• [Do this]:
Only the lines from the start of the data to the line containing "const fs = 23;", both included, should be output, exactly and without pictures.
• • • • • • •
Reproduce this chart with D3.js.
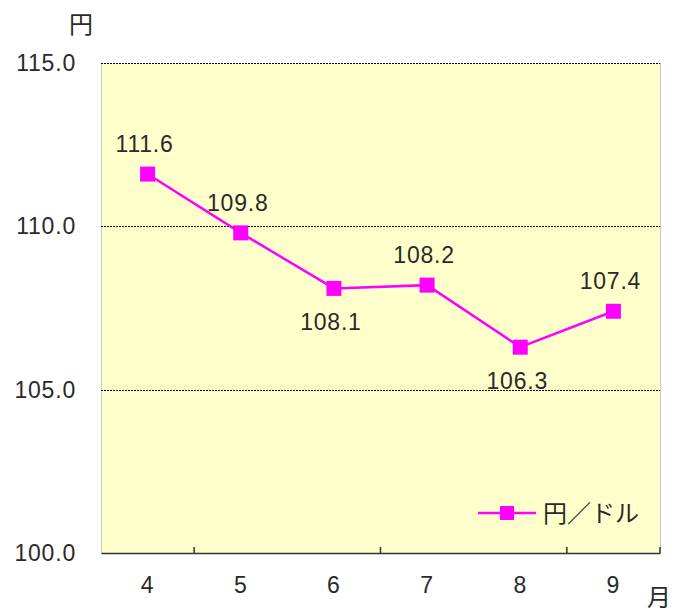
<!DOCTYPE html>
<html><head><meta charset="utf-8">
<script src="https://cdn.jsdelivr.net/npm/d3@7"></script>
<style>
body{margin:0;background:#fff;}
text{font-family:"Liberation Sans","Noto Sans CJK JP",sans-serif;fill:#2a2a2a;}
</style></head>
<body><svg id="c" width="680" height="612"></svg>
<script>
const months = ["4","5","6","7","8","9"];
const values = [111.6,109.8,108.1,108.2,106.3,107.4];
const labelPos = ["above","above","below","above","below","above"];
const yTicks = [100,105,110,115];
const seriesName = "円／ドル";
const yUnit = "円";
const xUnit = "月";

const svg = d3.select("#c");
const L=101,R=660,T=63,B=553;
const x = d3.scaleBand().domain(months).range([L,R]).padding(0);
const y = d3.scaleLinear().domain([100,115]).range([B,T]);
const fs = 23;

svg.append("rect").attr("x",L).attr("y",T).attr("width",R-L).attr("height",B-T).attr("fill","#ffffcc");
// borders
svg.append("line").attr("x1",L+0.5).attr("x2",L+0.5).attr("y1",T).attr("y2",B).attr("stroke","#c8c8c0").attr("stroke-width",1);
svg.append("line").attr("x1",R+0.5).attr("x2",R+0.5).attr("y1",T).attr("y2",B).attr("stroke","#c8c8c0").attr("stroke-width",1);
// gridlines
svg.selectAll(".grid").data(yTicks.filter(d=>d>100)).enter().append("line")
  .attr("x1",L).attr("x2",R).attr("y1",d=>Math.round(y(d))+0.5).attr("y2",d=>Math.round(y(d))+0.5)
  .attr("stroke","#000").attr("stroke-width",1).attr("stroke-dasharray","2,1");
// x axis
const xAxis = d3.axisBottom(x).tickSizeInner(0).tickSizeOuter(0).tickPadding(24);
const gx = svg.append("g").attr("transform",`translate(0,${B})`).call(xAxis);
gx.select(".domain").attr("stroke","#333").attr("stroke-width",1.5);
gx.selectAll("text").attr("font-size",fs).attr("font-family",null).attr("fill",null).attr("letter-spacing","0.8");
// inward ticks at some category boundaries
const tickIdx=[1,3,5,6];
svg.selectAll(".xt").data(tickIdx).enter().append("line")
  .attr("x1",i=>L+i*x.bandwidth()).attr("x2",i=>L+i*x.bandwidth())
  .attr("y1",B).attr("y2",B-6).attr("stroke","#333").attr("stroke-width",1.5);
// y axis labels
const yAxis = d3.axisLeft(y).tickValues(yTicks).tickFormat(d3.format(".1f")).tickSize(0).tickPadding(25);
const gy = svg.append("g").attr("transform",`translate(${L},0)`).call(yAxis);
gy.select(".domain").remove();
gy.selectAll("text").attr("font-size",fs).attr("font-family",null).attr("fill",null).attr("letter-spacing","0.8");

// line
const cx = d=>x(d)+x.bandwidth()/2;
const line = d3.line().x((d,i)=>cx(months[i])).y(d=>y(d));
svg.append("path").datum(values).attr("d",line).attr("fill","none").attr("stroke","#ff00ff").attr("stroke-width",2.5);
const ms=15;
svg.selectAll(".pt").data(values).enter().append("rect")
  .attr("x",(d,i)=>cx(months[i])-ms/2).attr("y",d=>y(d)-ms/2).attr("width",ms).attr("height",ms).attr("fill","#ff00ff");
svg.selectAll(".lbl").data(values).enter().append("text")
  .attr("x",(d,i)=>cx(months[i])-3).attr("y",(d,i)=>labelPos[i]==="above"? y(d)-22 : y(d)+42)
  .attr("text-anchor","middle").attr("font-size",fs).attr("letter-spacing","0.8").text(d=>d.toFixed(1));

// units
svg.append("text").attr("x",81).attr("y",33).attr("text-anchor","middle").attr("font-size",24).text(yUnit);
svg.append("text").attr("x",659).attr("y",606).attr("text-anchor","middle").attr("font-size",24).text(xUnit);

// legend
const ly=513;
svg.append("line").attr("x1",478).attr("x2",536).attr("y1",ly).attr("y2",ly).attr("stroke","#ff00ff").attr("stroke-width",2.5);
svg.append("rect").attr("x",507-7).attr("y",ly-7).attr("width",14).attr("height",14).attr("fill","#ff00ff");
svg.append("text").attr("x",543).attr("y",ly+9).attr("font-size",24).text(seriesName);
</script></body></html>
• • • • • • •
• [Final result]:
Reproduce this chart with D3.js.
<!DOCTYPE html>
<html><head><meta charset="utf-8">
<script src="https://cdn.jsdelivr.net/npm/d3@7"></script>
<style>
body{margin:0;background:#fff;}
text{font-family:"Liberation Sans","Noto Sans CJK JP",sans-serif;fill:#2a2a2a;}
</style></head>
<body><svg id="c" width="680" height="612"></svg>
<script>
const months = ["4","5","6","7","8","9"];
const values = [111.6,109.8,108.1,108.2,106.3,107.4];
const labelPos = ["above","above","below","above","below","above"];
const yTicks = [100,105,110,115];
const seriesName = "円／ドル";
const yUnit = "円";
const xUnit = "月";

const svg = d3.select("#c");
const L=101,R=660,T=63,B=553;
const x = d3.scaleBand().domain(months).range([L,R]).padding(0);
const y = d3.scaleLinear().domain([100,115]).range([B,T]);
const fs = 23;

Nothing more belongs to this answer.